** Task goal **
Identify each line below containing the string "this" and copy it.

** Information provided **
--------------------------------------------------

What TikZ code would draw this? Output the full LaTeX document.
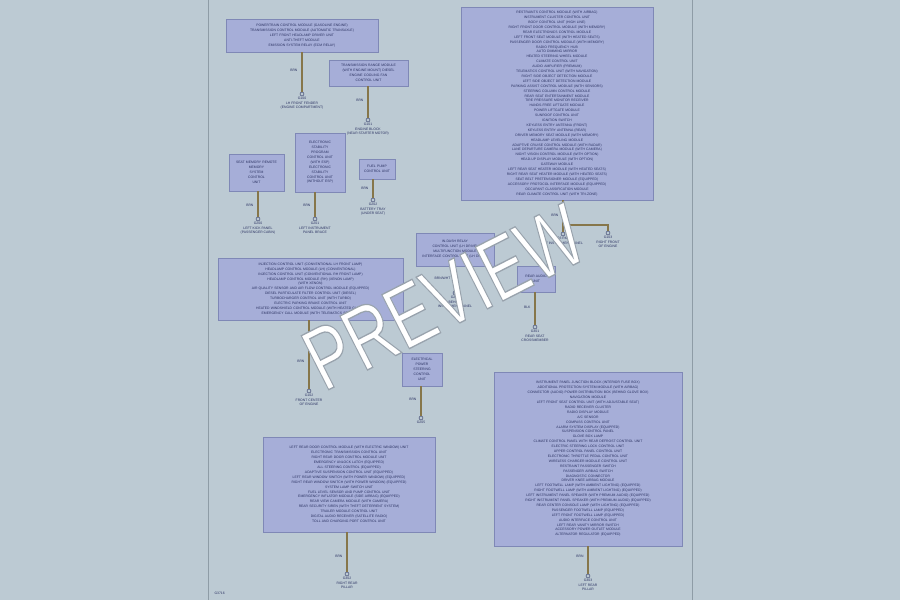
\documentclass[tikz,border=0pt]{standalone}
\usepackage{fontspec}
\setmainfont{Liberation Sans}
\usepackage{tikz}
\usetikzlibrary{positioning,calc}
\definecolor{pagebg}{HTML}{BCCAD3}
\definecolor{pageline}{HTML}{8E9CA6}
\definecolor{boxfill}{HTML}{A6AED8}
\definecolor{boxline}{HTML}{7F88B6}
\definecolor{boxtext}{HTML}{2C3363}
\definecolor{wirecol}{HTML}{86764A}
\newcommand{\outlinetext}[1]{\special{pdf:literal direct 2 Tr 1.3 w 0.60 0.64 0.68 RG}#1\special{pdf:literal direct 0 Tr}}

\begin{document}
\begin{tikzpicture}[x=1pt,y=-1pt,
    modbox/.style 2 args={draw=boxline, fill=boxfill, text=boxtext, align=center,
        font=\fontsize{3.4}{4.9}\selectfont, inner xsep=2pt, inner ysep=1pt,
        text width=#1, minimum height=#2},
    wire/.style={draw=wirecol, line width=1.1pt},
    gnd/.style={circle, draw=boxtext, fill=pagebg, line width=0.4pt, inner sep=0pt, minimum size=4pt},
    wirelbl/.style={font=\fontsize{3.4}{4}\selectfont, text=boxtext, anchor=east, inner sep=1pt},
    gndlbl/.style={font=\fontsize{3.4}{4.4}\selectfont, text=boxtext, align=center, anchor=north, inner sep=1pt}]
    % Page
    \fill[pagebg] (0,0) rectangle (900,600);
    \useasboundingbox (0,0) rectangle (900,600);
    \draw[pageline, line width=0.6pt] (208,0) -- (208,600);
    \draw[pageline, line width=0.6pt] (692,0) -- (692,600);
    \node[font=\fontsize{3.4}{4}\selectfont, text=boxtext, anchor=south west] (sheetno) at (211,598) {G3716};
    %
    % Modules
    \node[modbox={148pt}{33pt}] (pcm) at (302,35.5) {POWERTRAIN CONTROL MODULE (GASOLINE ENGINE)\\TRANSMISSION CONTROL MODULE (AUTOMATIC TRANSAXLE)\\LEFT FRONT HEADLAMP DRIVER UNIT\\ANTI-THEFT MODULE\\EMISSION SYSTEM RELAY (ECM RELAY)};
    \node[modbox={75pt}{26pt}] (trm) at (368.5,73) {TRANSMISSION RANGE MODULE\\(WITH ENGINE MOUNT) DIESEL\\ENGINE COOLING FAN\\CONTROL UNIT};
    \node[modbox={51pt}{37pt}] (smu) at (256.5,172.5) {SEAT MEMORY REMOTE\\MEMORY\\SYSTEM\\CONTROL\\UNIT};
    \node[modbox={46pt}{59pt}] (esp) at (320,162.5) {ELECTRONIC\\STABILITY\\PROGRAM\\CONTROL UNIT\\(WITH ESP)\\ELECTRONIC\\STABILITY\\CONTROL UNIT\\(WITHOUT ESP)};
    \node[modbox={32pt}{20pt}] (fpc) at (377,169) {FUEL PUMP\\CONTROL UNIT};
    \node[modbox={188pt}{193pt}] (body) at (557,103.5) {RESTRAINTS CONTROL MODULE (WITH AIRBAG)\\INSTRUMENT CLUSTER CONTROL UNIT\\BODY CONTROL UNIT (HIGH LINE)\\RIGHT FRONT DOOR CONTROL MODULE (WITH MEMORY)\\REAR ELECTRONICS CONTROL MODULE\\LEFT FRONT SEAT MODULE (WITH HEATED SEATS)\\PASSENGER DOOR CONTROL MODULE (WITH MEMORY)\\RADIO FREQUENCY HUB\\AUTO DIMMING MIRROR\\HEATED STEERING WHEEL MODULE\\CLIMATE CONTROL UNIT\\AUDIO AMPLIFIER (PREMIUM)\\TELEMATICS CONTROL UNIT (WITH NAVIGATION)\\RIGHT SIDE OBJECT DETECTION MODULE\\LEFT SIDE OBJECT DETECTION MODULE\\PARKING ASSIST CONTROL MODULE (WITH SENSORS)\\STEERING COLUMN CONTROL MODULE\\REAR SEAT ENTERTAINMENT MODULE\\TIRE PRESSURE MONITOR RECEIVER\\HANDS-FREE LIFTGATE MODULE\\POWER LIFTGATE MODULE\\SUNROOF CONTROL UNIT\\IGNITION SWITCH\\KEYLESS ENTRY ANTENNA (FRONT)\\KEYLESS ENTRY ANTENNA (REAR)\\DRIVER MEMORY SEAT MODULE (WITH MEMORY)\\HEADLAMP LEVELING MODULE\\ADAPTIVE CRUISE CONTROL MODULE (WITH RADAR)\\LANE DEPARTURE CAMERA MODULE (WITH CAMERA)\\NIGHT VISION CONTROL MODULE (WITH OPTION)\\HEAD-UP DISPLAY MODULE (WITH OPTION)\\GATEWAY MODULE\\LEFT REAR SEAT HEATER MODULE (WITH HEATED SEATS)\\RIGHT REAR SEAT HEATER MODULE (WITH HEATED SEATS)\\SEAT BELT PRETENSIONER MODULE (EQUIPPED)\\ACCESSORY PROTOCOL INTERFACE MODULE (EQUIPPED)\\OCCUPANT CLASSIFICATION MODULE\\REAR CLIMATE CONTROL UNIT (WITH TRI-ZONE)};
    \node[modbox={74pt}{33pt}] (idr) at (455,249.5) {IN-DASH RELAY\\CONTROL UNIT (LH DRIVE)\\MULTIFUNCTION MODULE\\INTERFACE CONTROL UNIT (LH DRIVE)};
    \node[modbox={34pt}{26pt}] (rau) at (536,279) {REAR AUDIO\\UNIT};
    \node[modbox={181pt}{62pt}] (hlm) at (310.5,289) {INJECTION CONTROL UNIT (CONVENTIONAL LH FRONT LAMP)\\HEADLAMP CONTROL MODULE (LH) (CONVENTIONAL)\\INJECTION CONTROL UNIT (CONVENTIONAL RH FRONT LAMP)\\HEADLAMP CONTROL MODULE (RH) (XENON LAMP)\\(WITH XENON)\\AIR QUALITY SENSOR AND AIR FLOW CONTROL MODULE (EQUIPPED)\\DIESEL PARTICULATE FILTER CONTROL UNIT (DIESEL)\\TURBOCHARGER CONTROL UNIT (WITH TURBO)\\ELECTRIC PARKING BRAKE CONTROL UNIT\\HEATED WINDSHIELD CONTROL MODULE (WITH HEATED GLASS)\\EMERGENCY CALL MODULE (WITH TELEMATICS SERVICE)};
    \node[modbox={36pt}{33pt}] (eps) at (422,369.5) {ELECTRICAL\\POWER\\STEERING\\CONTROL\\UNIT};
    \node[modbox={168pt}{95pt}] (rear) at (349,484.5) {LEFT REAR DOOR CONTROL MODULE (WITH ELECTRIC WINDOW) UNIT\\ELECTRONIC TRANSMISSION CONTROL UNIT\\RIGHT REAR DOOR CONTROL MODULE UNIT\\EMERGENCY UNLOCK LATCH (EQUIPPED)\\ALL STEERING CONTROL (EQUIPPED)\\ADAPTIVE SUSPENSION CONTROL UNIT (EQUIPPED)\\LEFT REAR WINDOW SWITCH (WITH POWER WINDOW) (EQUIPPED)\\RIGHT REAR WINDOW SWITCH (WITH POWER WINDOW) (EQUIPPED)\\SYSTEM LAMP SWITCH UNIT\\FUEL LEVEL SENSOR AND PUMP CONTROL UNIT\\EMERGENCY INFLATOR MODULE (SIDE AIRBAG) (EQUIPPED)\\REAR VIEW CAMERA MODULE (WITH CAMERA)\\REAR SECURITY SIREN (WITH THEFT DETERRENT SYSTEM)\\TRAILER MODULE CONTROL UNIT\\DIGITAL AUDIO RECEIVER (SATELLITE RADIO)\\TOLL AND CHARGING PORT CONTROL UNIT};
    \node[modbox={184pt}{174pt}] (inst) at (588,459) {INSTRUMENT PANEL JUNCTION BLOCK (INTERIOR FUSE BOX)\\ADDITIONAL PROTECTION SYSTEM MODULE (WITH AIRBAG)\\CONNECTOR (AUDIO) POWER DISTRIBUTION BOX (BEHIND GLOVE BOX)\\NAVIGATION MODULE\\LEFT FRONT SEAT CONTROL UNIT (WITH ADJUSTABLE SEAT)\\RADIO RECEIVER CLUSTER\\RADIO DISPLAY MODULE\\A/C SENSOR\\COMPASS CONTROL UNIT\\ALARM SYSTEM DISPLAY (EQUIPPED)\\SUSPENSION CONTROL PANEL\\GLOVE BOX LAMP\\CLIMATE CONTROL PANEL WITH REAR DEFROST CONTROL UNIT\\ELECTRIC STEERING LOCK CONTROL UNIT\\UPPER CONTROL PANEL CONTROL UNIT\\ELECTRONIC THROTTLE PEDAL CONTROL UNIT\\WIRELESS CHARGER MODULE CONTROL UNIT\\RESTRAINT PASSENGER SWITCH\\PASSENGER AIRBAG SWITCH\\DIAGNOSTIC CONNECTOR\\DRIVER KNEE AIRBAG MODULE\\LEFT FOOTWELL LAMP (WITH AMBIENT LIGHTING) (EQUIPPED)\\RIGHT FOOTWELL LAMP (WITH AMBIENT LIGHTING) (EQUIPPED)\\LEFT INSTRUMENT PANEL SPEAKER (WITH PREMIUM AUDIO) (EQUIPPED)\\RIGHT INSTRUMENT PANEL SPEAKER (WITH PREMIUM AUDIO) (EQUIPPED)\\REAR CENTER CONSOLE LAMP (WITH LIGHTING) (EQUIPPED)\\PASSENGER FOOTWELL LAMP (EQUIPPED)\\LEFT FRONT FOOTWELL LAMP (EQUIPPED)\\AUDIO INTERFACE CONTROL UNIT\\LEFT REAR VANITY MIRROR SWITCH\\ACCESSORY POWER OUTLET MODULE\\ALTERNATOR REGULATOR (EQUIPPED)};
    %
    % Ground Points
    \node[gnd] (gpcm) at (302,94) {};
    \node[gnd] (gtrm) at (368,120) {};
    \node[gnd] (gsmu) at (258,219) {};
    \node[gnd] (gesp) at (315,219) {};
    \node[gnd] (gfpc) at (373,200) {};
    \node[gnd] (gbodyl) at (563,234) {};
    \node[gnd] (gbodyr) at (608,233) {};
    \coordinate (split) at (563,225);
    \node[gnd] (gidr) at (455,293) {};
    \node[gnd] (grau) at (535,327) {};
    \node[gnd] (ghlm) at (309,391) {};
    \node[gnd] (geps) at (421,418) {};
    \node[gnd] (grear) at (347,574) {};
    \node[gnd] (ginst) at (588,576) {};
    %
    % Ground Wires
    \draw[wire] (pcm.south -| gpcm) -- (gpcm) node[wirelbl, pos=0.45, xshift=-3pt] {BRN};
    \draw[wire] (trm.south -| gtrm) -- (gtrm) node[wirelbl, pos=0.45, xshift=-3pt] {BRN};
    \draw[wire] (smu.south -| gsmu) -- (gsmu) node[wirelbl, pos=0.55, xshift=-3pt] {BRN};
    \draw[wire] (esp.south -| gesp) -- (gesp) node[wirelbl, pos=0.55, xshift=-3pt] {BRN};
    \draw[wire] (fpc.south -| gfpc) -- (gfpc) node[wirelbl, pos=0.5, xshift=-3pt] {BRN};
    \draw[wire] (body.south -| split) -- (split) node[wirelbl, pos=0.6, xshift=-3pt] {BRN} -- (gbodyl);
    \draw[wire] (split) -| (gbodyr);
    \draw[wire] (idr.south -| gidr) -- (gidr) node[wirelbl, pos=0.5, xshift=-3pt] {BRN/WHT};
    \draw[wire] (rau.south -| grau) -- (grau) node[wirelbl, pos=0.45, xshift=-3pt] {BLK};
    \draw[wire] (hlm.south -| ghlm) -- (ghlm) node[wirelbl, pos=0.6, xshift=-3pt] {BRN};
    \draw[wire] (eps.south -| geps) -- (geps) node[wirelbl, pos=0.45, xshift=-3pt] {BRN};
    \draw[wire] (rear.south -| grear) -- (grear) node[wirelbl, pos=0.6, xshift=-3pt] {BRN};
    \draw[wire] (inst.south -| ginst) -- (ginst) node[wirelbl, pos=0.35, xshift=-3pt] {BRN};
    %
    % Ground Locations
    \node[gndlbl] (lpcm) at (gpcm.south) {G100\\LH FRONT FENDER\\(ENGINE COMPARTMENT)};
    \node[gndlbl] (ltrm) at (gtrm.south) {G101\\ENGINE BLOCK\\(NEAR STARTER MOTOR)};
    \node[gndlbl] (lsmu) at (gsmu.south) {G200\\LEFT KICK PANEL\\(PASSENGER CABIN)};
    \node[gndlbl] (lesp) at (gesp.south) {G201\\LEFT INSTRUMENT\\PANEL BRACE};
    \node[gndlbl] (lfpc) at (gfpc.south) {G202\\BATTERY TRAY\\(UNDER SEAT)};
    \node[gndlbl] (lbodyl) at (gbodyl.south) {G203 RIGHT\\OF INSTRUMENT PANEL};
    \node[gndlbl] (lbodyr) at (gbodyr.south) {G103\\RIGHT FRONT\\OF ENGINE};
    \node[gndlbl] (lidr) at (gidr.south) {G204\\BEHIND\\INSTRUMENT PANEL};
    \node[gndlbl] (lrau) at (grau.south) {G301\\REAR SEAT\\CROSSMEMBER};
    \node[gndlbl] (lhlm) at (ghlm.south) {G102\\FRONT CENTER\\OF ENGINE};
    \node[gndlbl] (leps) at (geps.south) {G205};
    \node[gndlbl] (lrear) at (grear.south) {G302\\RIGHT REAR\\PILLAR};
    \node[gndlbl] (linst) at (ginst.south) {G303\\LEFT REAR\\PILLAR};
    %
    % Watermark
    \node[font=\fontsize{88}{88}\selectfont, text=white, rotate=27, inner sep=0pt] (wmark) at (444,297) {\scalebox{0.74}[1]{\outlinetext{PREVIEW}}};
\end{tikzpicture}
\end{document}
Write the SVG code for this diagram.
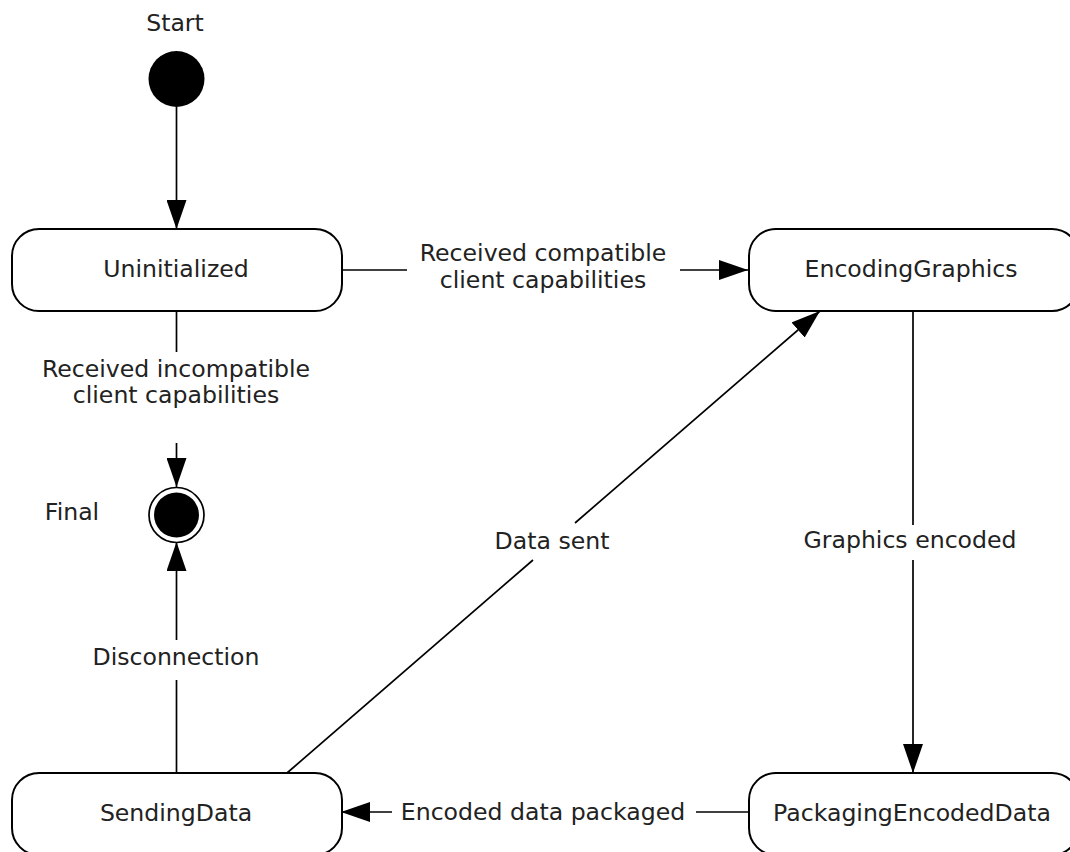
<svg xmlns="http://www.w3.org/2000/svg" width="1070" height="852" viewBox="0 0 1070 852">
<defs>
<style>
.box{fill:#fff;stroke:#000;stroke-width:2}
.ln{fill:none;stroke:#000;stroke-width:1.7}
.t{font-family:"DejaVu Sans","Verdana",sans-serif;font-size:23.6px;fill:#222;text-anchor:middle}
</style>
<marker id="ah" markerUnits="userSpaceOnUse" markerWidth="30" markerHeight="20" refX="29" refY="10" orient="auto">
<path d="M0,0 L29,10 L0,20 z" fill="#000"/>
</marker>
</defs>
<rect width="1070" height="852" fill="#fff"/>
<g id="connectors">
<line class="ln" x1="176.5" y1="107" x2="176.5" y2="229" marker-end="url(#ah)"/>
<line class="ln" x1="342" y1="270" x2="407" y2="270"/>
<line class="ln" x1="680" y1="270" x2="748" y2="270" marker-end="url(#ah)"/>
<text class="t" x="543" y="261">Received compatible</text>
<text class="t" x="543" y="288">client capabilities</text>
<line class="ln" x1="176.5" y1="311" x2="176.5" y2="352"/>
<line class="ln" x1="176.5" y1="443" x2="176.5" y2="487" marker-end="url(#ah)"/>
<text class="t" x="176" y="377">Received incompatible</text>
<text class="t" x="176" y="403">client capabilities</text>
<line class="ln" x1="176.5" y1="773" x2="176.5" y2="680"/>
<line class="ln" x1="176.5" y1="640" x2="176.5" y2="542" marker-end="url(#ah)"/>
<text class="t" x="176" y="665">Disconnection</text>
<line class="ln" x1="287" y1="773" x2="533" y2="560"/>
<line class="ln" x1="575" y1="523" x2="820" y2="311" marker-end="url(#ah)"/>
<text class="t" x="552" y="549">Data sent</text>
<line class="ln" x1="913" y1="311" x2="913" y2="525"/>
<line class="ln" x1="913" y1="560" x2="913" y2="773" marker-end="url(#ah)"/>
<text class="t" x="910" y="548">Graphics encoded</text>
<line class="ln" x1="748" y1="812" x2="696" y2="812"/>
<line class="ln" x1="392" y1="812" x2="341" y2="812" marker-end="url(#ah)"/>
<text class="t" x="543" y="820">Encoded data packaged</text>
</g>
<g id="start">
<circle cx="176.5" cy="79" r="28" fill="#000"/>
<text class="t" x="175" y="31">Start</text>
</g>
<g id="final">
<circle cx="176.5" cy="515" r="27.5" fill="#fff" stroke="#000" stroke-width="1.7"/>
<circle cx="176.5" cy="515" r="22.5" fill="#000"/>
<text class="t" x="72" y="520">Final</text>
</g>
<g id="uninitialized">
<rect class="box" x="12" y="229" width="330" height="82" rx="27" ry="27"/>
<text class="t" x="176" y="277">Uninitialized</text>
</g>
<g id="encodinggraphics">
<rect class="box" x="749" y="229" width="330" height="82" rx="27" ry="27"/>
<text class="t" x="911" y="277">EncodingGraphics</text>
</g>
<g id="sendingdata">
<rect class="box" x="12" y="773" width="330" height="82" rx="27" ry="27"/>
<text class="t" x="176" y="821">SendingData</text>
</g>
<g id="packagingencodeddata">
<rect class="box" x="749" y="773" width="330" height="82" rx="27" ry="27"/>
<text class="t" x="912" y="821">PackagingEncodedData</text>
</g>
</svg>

--------------------------------------------------

** Solution below **
What TikZ code would draw this? Output the full LaTeX document.
Write the SVG code for this diagram.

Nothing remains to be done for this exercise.